## AIM OF THE EXERCISE
Take every line from the first down to the line with "var height = 267;" and set it down exactly, without the pictures.

++++++++++

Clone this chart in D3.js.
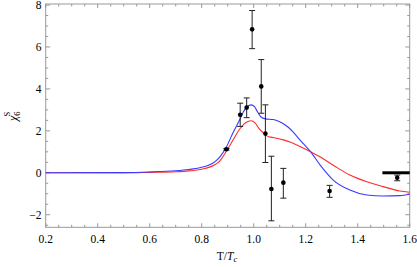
<html>
<head>
<script src="https://d3js.org/d3.v7.min.js"></script>
<style>
body { margin: 0; background: #fff; }
text { font-family: 'Liberation Serif', 'DejaVu Serif', serif; }
</style>
</head>
<body>
<div id="plot"></div>
<script>

var width = 417;
var height = 267;

// curve samples
var blueX = [0.20, 0.50, 0.60, 0.70, 0.75, 0.80, 0.85, 0.87, 0.895, 0.92, 0.947, 0.96, 0.975, 0.99, 1.003, 1.015, 1.028, 1.045, 1.075, 1.10, 1.114, 1.133, 1.152, 1.17, 1.191, 1.217, 1.255, 1.28, 1.306, 1.37, 1.435, 1.498, 1.562, 1.60];
var blueY = [0, 0.01, 0.04, 0.10, 0.16, 0.26, 0.52, 0.76, 1.23, 1.90, 2.55, 2.90, 3.15, 3.24, 3.15, 2.90, 2.66, 2.57, 2.54, 2.43, 2.34, 2.17, 1.94, 1.68, 1.39, 1.03, 0.38, 0.0, -0.35, -0.82, -1.06, -1.11, -1.09, -1.02];

var redX = [0.20, 0.50, 0.60, 0.70, 0.75, 0.80, 0.85, 0.87, 0.895, 0.92, 0.947, 0.97, 0.99, 1.005, 1.02, 1.037, 1.05, 1.065, 1.088, 1.114, 1.14, 1.178, 1.217, 1.255, 1.306, 1.37, 1.435, 1.498, 1.562, 1.60];
var redY = [0, 0, 0.02, 0.05, 0.09, 0.17, 0.38, 0.57, 1.03, 1.55, 2.10, 2.40, 2.48, 2.38, 2.12, 1.90, 1.76, 1.70, 1.65, 1.57, 1.47, 1.25, 1.01, 0.76, 0.36, -0.11, -0.43, -0.66, -0.87, -0.93];

// lattice points with error bars
var ptX  = [0.895, 0.948, 0.973, 0.994, 1.029, 1.045, 1.068, 1.114, 1.292, 1.552];
var ptY  = [1.12, 2.77, 3.11, 6.84, 4.12, 1.87, -0.77, -0.47, -0.87, -0.24];
var ptLo = [1.08, 2.21, 2.63, 5.92, 2.84, 0.49, -2.29, -1.21, -1.17, -0.38];
var ptHi = [1.16, 3.32, 3.57, 7.74, 5.40, 3.24, 0.79, 0.21, -0.60, -0.11];

// thick band at high T
var bandX = [1.495, 1.6];
var bandY = 0;

var xTicks = [0.2, 0.4, 0.6, 0.8, 1.0, 1.2, 1.4, 1.6];
var yTicks = [-2, 0, 2, 4, 6, 8];

var x = d3.scaleLinear().domain([0.2, 1.6]).range([45.7, 409.7]);
var y = d3.scaleLinear().domain([-2.6, 8.05]).range([227.3, 4]);

var svg = d3.select("#plot").append("svg").attr("width", width).attr("height", height);

var frameColor = "#999";

// frame
svg.append("rect")
  .attr("x", x(0.2)).attr("y", y(8.05))
  .attr("width", x(1.6) - x(0.2)).attr("height", y(-2.6) - y(8.05))
  .style("fill", "none").style("stroke", frameColor).style("stroke-width", 1);

// ticks on all four sides
var xMinor = d3.range(0.25, 1.6, 0.05).filter(function(v) { return Math.abs(v * 5 - Math.round(v * 5)) > 1e-6; });
var yMinor = d3.range(-2.5, 8.01, 0.5).filter(function(v) { return Math.abs(v / 2 - Math.round(v / 2)) > 1e-6; });

function xTick(v, len) {
  svg.append("line").attr("x1", x(v)).attr("x2", x(v)).attr("y1", y(-2.6)).attr("y2", y(-2.6) - len).style("stroke", frameColor);
  svg.append("line").attr("x1", x(v)).attr("x2", x(v)).attr("y1", y(8.05)).attr("y2", y(8.05) + len).style("stroke", frameColor);
}
function yTick(v, len) {
  svg.append("line").attr("x1", x(0.2)).attr("x2", x(0.2) + len).attr("y1", y(v)).attr("y2", y(v)).style("stroke", frameColor);
  svg.append("line").attr("x1", x(1.6)).attr("x2", x(1.6) - len).attr("y1", y(v)).attr("y2", y(v)).style("stroke", frameColor);
}
xTicks.forEach(function(v) { xTick(v, 4); });
xMinor.forEach(function(v) { xTick(v, 2.5); });
yTicks.forEach(function(v) { yTick(v, 4.5); });
yMinor.forEach(function(v) { yTick(v, 2.5); });

svg.selectAll(".xlab").data(xTicks).enter().append("text")
  .attr("class", "xlab")
  .attr("x", function(d) { return x(d); })
  .attr("y", 242.5)
  .attr("text-anchor", "middle")
  .style("font-size", "11.5px")
  .text(function(d) { return d.toFixed(1); });

svg.selectAll(".ylab").data(yTicks).enter().append("text")
  .attr("class", "ylab")
  .attr("x", 41.5)
  .attr("y", function(d) { return y(d); })
  .attr("dy", "0.35em")
  .attr("text-anchor", "end")
  .style("font-size", "11.5px")
  .text(function(d) { return d < 0 ? "\u2212" + Math.abs(d) : d; });

// axis titles
var xt = svg.append("text").attr("x", 227).attr("y", 260).attr("text-anchor", "middle").style("font-size", "11.5px");
xt.append("tspan").text("T/");
xt.append("tspan").style("font-style", "italic").text("T");
xt.append("tspan").style("font-style", "italic").style("font-size", "8.5px").attr("dy", 2).text("c");

var yt = svg.append("text").attr("transform", "translate(17,121) rotate(-90)").style("font-size", "12px");
yt.append("tspan").style("font-style", "italic").text("\u03c7");
yt.append("tspan").style("font-size", "8.5px").attr("dy", 3).text("6");
yt.append("tspan").style("font-size", "8.5px").attr("dx", -5).attr("dy", -10).text("S");

// curves
var line = d3.line()
  .x(function(d) { return x(d[0]); })
  .y(function(d) { return y(d[1]); })
  .curve(d3.curveMonotoneX);

svg.append("path").datum(d3.zip(redX, redY)).attr("d", line)
  .style("fill", "none").style("stroke", "#ff2b2b").style("stroke-width", 1.1);
svg.append("path").datum(d3.zip(blueX, blueY)).attr("d", line)
  .style("fill", "none").style("stroke", "#3a3aff").style("stroke-width", 1.1);

// band
svg.append("line")
  .attr("x1", x(bandX[0])).attr("x2", x(bandX[1]))
  .attr("y1", y(bandY)).attr("y2", y(bandY))
  .style("stroke", "#000").style("stroke-width", 3);

// points + error bars
var pts = ptX.map(function(v, i) { return { x: v, y: ptY[i], lo: ptLo[i], hi: ptHi[i] }; });
var g = svg.selectAll(".pt").data(pts).enter().append("g").attr("class", "pt");
g.append("line")
  .attr("x1", function(d) { return x(d.x); }).attr("x2", function(d) { return x(d.x); })
  .attr("y1", function(d) { return y(d.lo); }).attr("y2", function(d) { return y(d.hi); })
  .style("stroke", "#222").style("stroke-width", 1);
g.append("line")
  .attr("x1", function(d) { return x(d.x) - 3; }).attr("x2", function(d) { return x(d.x) + 3; })
  .attr("y1", function(d) { return y(d.lo); }).attr("y2", function(d) { return y(d.lo); })
  .style("stroke", "#222").style("stroke-width", 1);
g.append("line")
  .attr("x1", function(d) { return x(d.x) - 3; }).attr("x2", function(d) { return x(d.x) + 3; })
  .attr("y1", function(d) { return y(d.hi); }).attr("y2", function(d) { return y(d.hi); })
  .style("stroke", "#222").style("stroke-width", 1);
g.append("circle")
  .attr("cx", function(d) { return x(d.x); })
  .attr("cy", function(d) { return y(d.y); })
  .attr("r", 2.3)
  .style("fill", "#000");

</script>
</body>
</html>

++++++++++

## THE RESPONSE
Clone this chart in D3.js.
<html>
<head>
<script src="https://d3js.org/d3.v7.min.js"></script>
<style>
body { margin: 0; background: #fff; }
text { font-family: 'Liberation Serif', 'DejaVu Serif', serif; }
</style>
</head>
<body>
<div id="plot"></div>
<script>

var width = 417;
var height = 267;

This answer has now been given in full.